Like his predecessors, like all the more high-minded churchmen, Hildebrand refused to see that simony was the inevitable consequence of the inordinate wealth of the clergy. It was a wild moral paradox to attempt to reconcile enormous temporal possessions and enormous temporal power with the extinction of all temporal motives for obtaining, all temptations to the misuse of these all-envied treasures. In the feudal system, which had been so long growing up throughout western Europe, bishops had become, in every respect, the equals of the secular nobles. In every city the bishop, if not the very first of men, was on a level with the first; without the city he was lord of the amplest domains. Archbishops almost equalled kings; for who would not have coveted the station and authority of a Hincmar, archbishop of Rheims, rather than the sovereignty of the feeble Carlovingian monarch?
Charlemagne himself had set the example of advancing his natural sons to high ecclesiastical dignities. His feebler descendants, even the more pious, submitted to the same course from choice or necessity. The evil worked downwards. The bishop, who had bought his see, indemnified himself by selling the inferior prebends or cures. What was so intrinsically valuable began to have its money-price; it became an object of barter and sale. The layman who purchased holy orders bought usually peace, security of life, comparative ease. Those who aspired to higher dignities soon repaid themselves for the outlay, however large and extortionate. The highest bishops confessed their own guilt; the bishopric of Rome had too often been notoriously bought and sold.
According to the strict law, the clergy could receive everything, alienate nothing. But the frequent and bitter complaints of the violent usurpation, or the fraudulent alienation by the clergy themselves of what had been church property, show that neither party respected this sanctity when it was the interest of both to violate it. While, on the one hand, the clergy extorted from the dying prince or noble some important grant, immunity, or possession, the despoiled heir would scruple at no means of resuming his alienated rights or property. The careless, the profligate, the venal, the warlike bishop or abbot, would find means, if he found advantage, to elude the law; to surrender gradually and imperceptibly; to lease out the land so as to annihilate its value to the church; to grant in perpetuity for trifling compensations or for valueless service the coveted estate; and so to relax the inexorable grasp of the church. His own pomp and expenditure would reduce the ecclesiastic to the wants and subterfuges of debtors and of bankrupts; and so the estates would, directly or circuitously, return either to the original or to some new owner.
With this universal simony was connected, more closely than may at first appear, the other great vice of the age, as it was esteemed by Hildebrand and his school, the marriage of the clergy. The celibacy of the clergy was necessary to their existence, at the present period, as a separate caste. Hereditary succession and the degeneracy of the order were inseparable. Great as were the evils inevitable from the dominion of the priesthood, if it had become in any degree the privilege of certain families, that evil would have been enormously aggravated, the compensating advantages annulled. Family affections and interests would have been constantly struggling against those of the church. One universal nepotism, a nepotism not of kindred but of parentage, would have preyed upon the vital energies of the order. Every irreligious occupant would either have endeavoured to alienate to his lay descendants the property of the church, or bred up his still more degenerate descendants in the certainty of succession to their patrimonial benefice.
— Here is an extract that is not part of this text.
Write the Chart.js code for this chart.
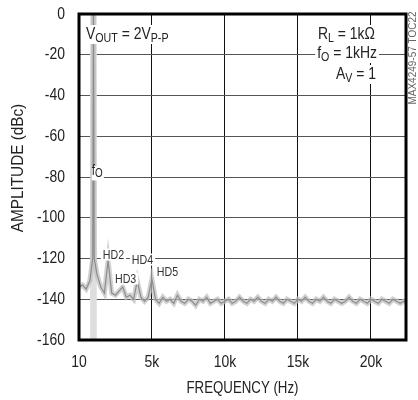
<!DOCTYPE html>
<html>
<head>
<meta charset="utf-8">
<script src="https://cdn.jsdelivr.net/npm/chart.js@4.4.0/dist/chart.umd.min.js"></script>
<style>
  html, body { margin: 0; padding: 0; background: #fff; }
</style>
</head>
<body>
<canvas id="GraficoFFT" width="418" height="400"></canvas>
<script>
// spectrum trace (Hz, dBc)
const freqHz = [10, 250, 500, 750, 950, 1000, 1050, 1250, 1500, 1750, 2000, 2250, 2500, 2750,
  3000, 3250, 3500, 3750, 4000, 4250, 4500, 4750, 5000, 5250, 5500, 5750, 6000, 6250, 6500, 6750,
  7000, 7250, 7500, 7750, 8000, 8250, 8500, 8750, 9000, 9250, 9500, 9750, 10000, 10250, 10500, 10750,
  11000, 11250, 11500, 11750, 12000, 12250, 12500, 12750, 13000, 13250, 13500, 13750, 14000, 14250,
  14500, 14750, 15000, 15250, 15500, 15750, 16000, 16250, 16500, 16750, 17000, 17250, 17500, 17750,
  18000, 18250, 18500, 18750, 19000, 19250, 19500, 19750, 20000, 20250, 20500, 20750, 21000, 21250,
  21500, 21750, 22000, 22250, 22400];
const levelDbc = [-134, -133, -135, -131, -120, 0, -120, -128, -134, -137, -121, -137, -138, -136,
  -134, -139, -138, -140, -131, -139, -141, -139, -130, -140, -142, -139, -141, -140, -142, -138,
  -141, -142, -140, -141, -143, -140, -141, -139, -142, -141, -140, -142, -141, -140, -142, -141,
  -139, -141, -142, -140, -141, -139, -141, -142, -140, -141, -139, -141, -142, -140,
  -141, -142, -140, -141, -139, -141, -142, -140, -141, -139, -141, -142, -140, -141,
  -142, -141, -139, -141, -142, -140, -141, -142, -140, -141, -142, -140, -141, -142,
  -140, -141, -142, -141, -141];

const fundamentalHz = 1000;
const fundamentalDbc = 0;

const yMin = -160;
const yMax = 0;
const yStep = 20;
const xMin = 10;
const xMax = 22400;
const xTickValues = [10, 5000, 10000, 15000, 20000];
const xTickLabels = ['10', '5k', '10k', '15k', '20k'];

// harmonic labels: text, left edge (Hz), baseline (dBc)
const markText = ['HD2', 'HD4', 'HD3', 'HD5'];
const markHz = [1640, 3630, 2470, 5340];
const markDbc = [-120, -122.5, -131.8, -128.8];

const FONT = "'Liberation Sans', Arial, sans-serif";
const NARROW = 0.82;

// texto estreito (a fonte original e condensada)
function texto(ctx, t, x, y, size, align, base, sx) {
  ctx.save();
  ctx.translate(x, y);
  ctx.scale(sx || NARROW, 1);
  ctx.font = size + 'px ' + FONT;
  ctx.textAlign = align;
  ctx.textBaseline = base;
  ctx.fillText(t, 0, 0);
  ctx.restore();
}

function drawParts(ctx, parts, x, y, align, bg) {
  // parts: [texto, tamanho, deslocamento vertical]
  let total = 0;
  parts.forEach(p => { ctx.font = p[1] + 'px ' + FONT; total += ctx.measureText(p[0]).width * NARROW; });
  let cx = align === 'right' ? x - total : x;
  if (bg) {
    ctx.fillStyle = '#fff';
    ctx.fillRect(cx - 2, y - 14, total + 4, 19);
  }
  ctx.fillStyle = '#222';
  parts.forEach(p => {
    texto(ctx, p[0], cx, y + p[2], p[1], 'left', 'alphabetic');
    ctx.font = p[1] + 'px ' + FONT;
    cx += ctx.measureText(p[0]).width * NARROW;
  });
}

const textos = {
  id: 'textos',
  afterDatasetsDraw(chart) {
    const ctx = chart.ctx;
    const a = chart.chartArea;
    const xs = chart.scales.x;
    const ys = chart.scales.y;
    ctx.save();
    drawParts(ctx, [['V', 17, 0], ['OUT', 13, 3], [' = 2V', 17, 0], ['P-P', 13, 3]], a.left + 7, a.top + 25, 'left', true);
    drawParts(ctx, [['R', 17, 0], ['L', 13, 3], [' = 1k\u03A9', 17, 0]], a.right - 31, a.top + 25, 'right', true);
    drawParts(ctx, [['f', 17, 0], ['O', 13, 3], [' = 1kHz', 17, 0]], a.right - 29, a.top + 44, 'right', true);
    drawParts(ctx, [['A', 17, 0], ['V', 13, 3], [' = 1', 17, 0]], a.right - 30, a.top + 65, 'right', true);

    // f0 label near the fundamental
    const fx = xs.getPixelForValue(890);
    const fy = ys.getPixelForValue(-80.2);
    ctx.fillStyle = '#fff';
    ctx.fillRect(fx, fy - 11, 12, 14);
    drawParts(ctx, [['f', 14, -2], ['O', 12, 0]], fx, fy, 'left', false);

    markText.forEach((t, i) => {
      const px = xs.getPixelForValue(markHz[i]);
      const py = ys.getPixelForValue(markDbc[i]);
      ctx.font = '13px ' + FONT;
      const w = ctx.measureText(t).width * NARROW;
      ctx.fillStyle = '#fff';
      ctx.fillRect(px - 2, py - 10, w + 4, 12);
      ctx.fillStyle = '#333';
      texto(ctx, t, px, py, 13, 'left', 'alphabetic');
    });
    ctx.restore();
  },
  afterDraw(chart) {
    const ctx = chart.ctx;
    const a = chart.chartArea;
    const xs = chart.scales.x;
    const ys = chart.scales.y;
    ctx.save();
    ctx.strokeStyle = '#000';
    ctx.lineWidth = 3;
    ctx.strokeRect(a.left, a.top, a.right - a.left, a.bottom - a.top);

    // tick labels
    ctx.fillStyle = '#222';
    ys.ticks.forEach(t => {
      texto(ctx, String(t.value), a.left - 14, ys.getPixelForValue(t.value), 17, 'right', 'middle');
    });
    xs.ticks.forEach(t => {
      const i = xTickValues.indexOf(t.value);
      texto(ctx, xTickLabels[i], xs.getPixelForValue(t.value), a.bottom + 22, 17, 'center', 'middle');
    });

    // axis titles
    texto(ctx, 'FREQUENCY (Hz)', (a.left + a.right) / 2, 388, 17, 'center', 'middle', 0.78);
    ctx.save();
    ctx.translate(18, 168);
    ctx.rotate(-Math.PI / 2);
    texto(ctx, 'AMPLITUDE (dBc)', 0, 0, 17, 'center', 'middle', 0.9);
    ctx.restore();

    // side code
    ctx.translate(413, 58);
    ctx.rotate(-Math.PI / 2);
    ctx.fillStyle = '#666';
    texto(ctx, 'MAX4249-57 TOC22', 0, 0, 10, 'center', 'middle', 1);
    ctx.restore();
  }
};

const pontos = freqHz.map((f, i) => ({ x: f, y: levelDbc[i] }));

const graficoFFT = new Chart(document.getElementById('GraficoFFT'), {
  type: 'line',
  data: {
    datasets: [
      {
        type: 'bar',
        data: [{ x: fundamentalHz, y: [yMin, fundamentalDbc] }],
        backgroundColor: '#dedede',
        barThickness: 6,
        order: 3
      },
      {
        data: pontos,
        borderColor: 'rgba(190,190,190,0.7)',
        borderWidth: 5,
        pointRadius: 0,
        tension: 0,
        order: 2
      },
      {
        data: pontos,
        borderColor: '#8c8c8c',
        borderWidth: 1.2,
        pointRadius: 0,
        tension: 0,
        order: 1
      }
    ]
  },
  options: {
    responsive: false,
    animation: false,
    devicePixelRatio: 1,
    layout: { padding: { top: 14, right: 12, left: 0, bottom: 0 } },
    plugins: { legend: { display: false }, tooltip: { enabled: false } },
    scales: {
      x: {
        type: 'linear',
        min: xMin,
        max: xMax,
        offset: false,
        afterFit: (s) => { s.height = 60; },
        afterBuildTicks: (s) => { s.ticks = xTickValues.map(v => ({ value: v })); },
        ticks: { display: false },
        grid: { color: '#111', lineWidth: 1, drawTicks: false, offset: false },
        border: { display: false }
      },
      y: {
        min: yMin,
        max: yMax,
        afterFit: (s) => { s.width = 79; },
        ticks: { stepSize: yStep, display: false },
        grid: { color: '#555', lineWidth: 1, drawTicks: false },
        border: { display: false }
      }
    }
  },
  plugins: [textos]
});
</script>
</body>
</html>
Celibacy may be maintained for a time by mutual control and awe; by severe discipline; by a strong corporate spirit in a monastic community. But in a low state of morals as to sexual intercourse, in an order recruited from all classes of society, not filled by men of tried and matured religion; in an order crowded by aspirants after its wealth, power, comparative ease, privileges, immunities, public estimation; in an order superior to, or dictating public opinion (if public opinion made itself heard); in a permanent order, in which the degeneracy of one age would go on increasing in the next, till it produced some stern reaction; in an order comparatively idle, without social duties or intellectual pursuits; in an order not secluded in the desert, but officially brought into the closest and most confidential relations as instructors and advisers of the other sex, it was impossible to maintain real celibacy; and the practical alternative lay between secret marriage, concubinage without the form of marriage, or a looser and more corrupting intercourse between the sexes.